The only other mission in consideration is the International Mars Ice Mapper mission, an orbiter with a focus more on preparation for future human exploration than on science. That spacecraft would use a radar to look for subsurface ice deposits that could be targets of later human missions (see “The future of Mars exploration, from sample return to human missions”, The Space Review, December 7, 2020.)

As the name suggests, the mission will feature contributions from several international partners: Canada will provide the radar, Japan the spacecraft bus, and Italy the spacecraft’s communications subsystem. NASA will largely be the system integrator and handle the launch of the spacecraft, no earlier than 2026.

At the MEPAG meeting, Eric Ianson, director of NASA’s Mars Exploration Program, played up milestones for the mission such as being included in the fiscal year 2022 budget proposal released in May.

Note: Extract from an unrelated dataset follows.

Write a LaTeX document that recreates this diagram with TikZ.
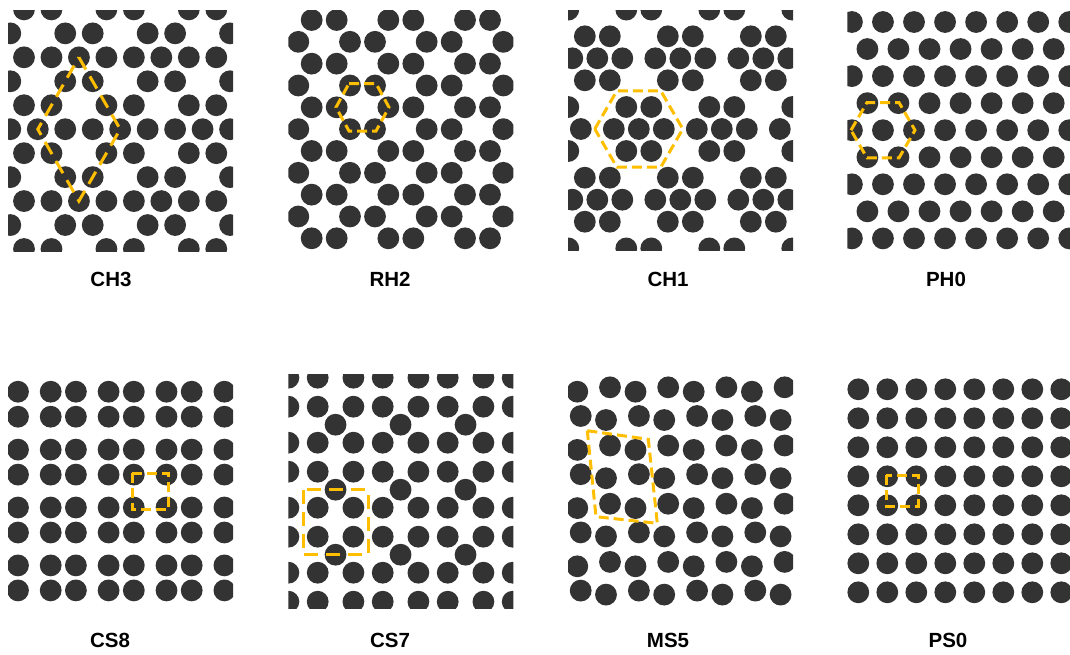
\documentclass[tikz,border=0pt]{standalone}
\usepackage{fontspec}
\setmainfont{Liberation Sans}
\usepackage{xcolor}
\definecolor{atomgray}{RGB}{51,51,51}
\definecolor{cellgold}{RGB}{255,191,0}

\begin{document}
\begin{tikzpicture}[
  x=1pt, y=-1pt,
  atom/.style={fill=atomgray},
  cell/.style={draw=cellgold, line width=3pt, dash pattern=on 10pt off 5pt},
  longcell/.style={cell, dash pattern=on 14pt off 8pt},
  lbl/.style={anchor=base, font=\fontsize{20.5}{24}\selectfont\bfseries},
]
  \useasboundingbox (0,0) rectangle (1070,654);

  % CH3
  \begin{scope}
    \clip (8,10) rectangle (233,251);
    \foreach \r/\xo/\ks in {0/24.0/{0,1,3,4,6,7}, 1/10.3/{0,2,3,5,6,8}, 2/24.0/{0,...,7},
                            3/10.3/{0,2,3,5,6,8}, 4/24.0/{0,1,3,4,6,7}, 5/10.3/{0,...,8},
                            6/24.0/{0,1,3,4,6,7}, 7/10.3/{0,2,3,5,6,8}, 8/24.0/{0,...,7},
                            9/10.3/{0,2,3,5,6,8}, 10/24.0/{0,1,3,4,6,7}}
      \foreach \k in \ks
        \fill[atom] ({\xo+27.47*\k},{9.4+23.96*\r}) circle[radius=10.9pt];
  \end{scope}
  \draw[longcell] (78.9,57.3) -- (120.2,129.2) -- (78.9,201.1) -- (37.8,129.2) -- cycle;

  % RH2
  \begin{scope}
    \clip (288.3,10) rectangle (513.3,250);
    \foreach \r in {0,...,10} {
      \pgfmathsetmacro\xo{mod(\r,2)==0 ? 324.17 : 362.5}
      \foreach \m in {-1,...,3}
        \foreach \s in {-1,1}
          \fill[atom] ({\xo+76.67*\m+12.5*\s},{20+21.83*\r}) circle[radius=10.9pt];
    }
  \end{scope}
  \draw[cell] (349,83.5) -- (376,83.5) -- (389,107.3) -- (376,131) -- (349,131) -- (336,107.3) -- cycle;

  % CH1
  \begin{scope}
    \clip (568,10) rectangle (793,250);
    \foreach \c in {-1,...,3} {
      \pgfmathsetmacro\xo{mod(\c+2,2)==0 ? 597.33 : 638.8}
      \foreach \m in {-1,...,2}
        \foreach \dx/\dy in {-12.5/-22,12.5/-22,-25/0,0/0,25/0,-12.5/22,12.5/22}
          \fill[atom] ({\xo+83*\m+\dx},{58.3+70.7*\c+\dy}) circle[radius=10.9pt];
    }
  \end{scope}
  \draw[cell] (594.8,129) -- (616.8,90.9) -- (660.8,90.9) -- (682.8,129) -- (660.8,167.1) -- (616.8,167.1) -- cycle;

  % PH0
  \begin{scope}
    \clip (847.3,10) rectangle (1070,250);
    \foreach \r in {0,...,8} {
      \pgfmathsetmacro\xo{mod(\r,2)==0 ? 851.9 : 867.4}
      \foreach \k in {0,...,7}
        \fill[atom] ({\xo+31.05*\k},{22+27.05*\r}) circle[radius=10.9pt];
    }
  \end{scope}
  \draw[cell] (851,130.2) -- (867,102.5) -- (899,102.5) -- (915,130.2) -- (899,157.9) -- (867,157.9) -- cycle;

  % CS8
  \begin{scope}
    \clip (8,378) rectangle (233,605);
    \foreach \m in {0,...,4}
      \foreach \n in {0,...,3}
        \foreach \sx/\sy in {-1/-1,1/-1,-1/1,1/1}
          \fill[atom] ({5.4+57.9*\m+12.6*\sx},{404.2+57.9*\n+12.5*\sy}) circle[radius=10.9pt];
  \end{scope}
  \draw[cell] (132,473) rectangle (168.5,509);

  % CS7
  \begin{scope}
    \clip (288.3,374) rectangle (513.3,608.3);
    \foreach \m in {-1,...,3}
      \foreach \n in {-1,...,3}
        \foreach \dx/\dy in {0/0,35.7/0,0/36,35.7/36}
          \fill[atom] ({317.7+65*\m+\dx},{406.7+65*\n+\dy}) circle[radius=10.9pt];
    \foreach \m in {0,...,2}
      \foreach \n in {0,...,2}
        \fill[atom] ({335.55+65*\m},{424.7+65*\n}) circle[radius=10.9pt];
  \end{scope}
  \draw[longcell] (303,489.7) rectangle (368,554.7);

  % MS5
  \begin{scope}
    \clip (568,374) rectangle (793,608);
    \foreach \i in {0,...,3}
      \foreach \j in {0,...,3}
        \foreach \bx/\by in {577.3/391.7,610/387.3,580.7/416,606/420}
          \fill[atom] ({\bx+58.2*\i},{\by+58.2*\j}) circle[radius=10.9pt];
  \end{scope}
  \draw[cell] (587.3,430.7) -- (648.3,439.3) -- (657.3,523.3) -- (596,516.7) -- cycle;

  % PS0
  \begin{scope}
    \clip (847,378) rectangle (1070,604);
    \foreach \i in {0,...,7}
      \foreach \j in {0,...,7}
        \fill[atom] ({858.3+29*\i},{389.3+29*\j}) circle[radius=10.9pt];
  \end{scope}
  \draw[cell] (886,475) rectangle (918,506);

  \node[lbl] (lblCH3) at (111,286.5) {CH3};
  \node[lbl] (lblRH2) at (390,286.5) {RH2};
  \node[lbl] (lblCH1) at (668,286.5) {CH1};
  \node[lbl] (lblPH0) at (946,286.5) {PH0};
  \node[lbl] (lblCS8) at (110,647) {CS8};
  \node[lbl] (lblCS7) at (390,647) {CS7};
  \node[lbl] (lblMS5) at (668,647) {MS5};
  \node[lbl] (lblPS0) at (948,647) {PS0};
\end{tikzpicture}
\end{document}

NASA’s Goddard Space Flight Center will also be the lead “pre-project” center for the mission.

However, that budget line is small: just $15 million in 2022 and $155 million total sought between 2022 and 2026. Ianson said one item that came out of a recent meeting that selected Goddard as the lead center was to “better define NASA’s role in the partnership.”

The ambitions of Mars Ice Mapper have also narrowed. When agency officials talked about it last year, they also mentioned a network of relay satellites that could significantly increase the volume of radar data the spacecraft returned and could potentially support other missions. “For right now, we’re placing our focus on the synthetic aperture radar spacecraft activities,” Ianson said. “It is possible in the future we’ll be returning to the relay network.”

He added that it’s possible NASA could revisit the relay network concept. That could benefit Mars Ice Mapper, not to mention current and future rovers—and maybe helicopters, too.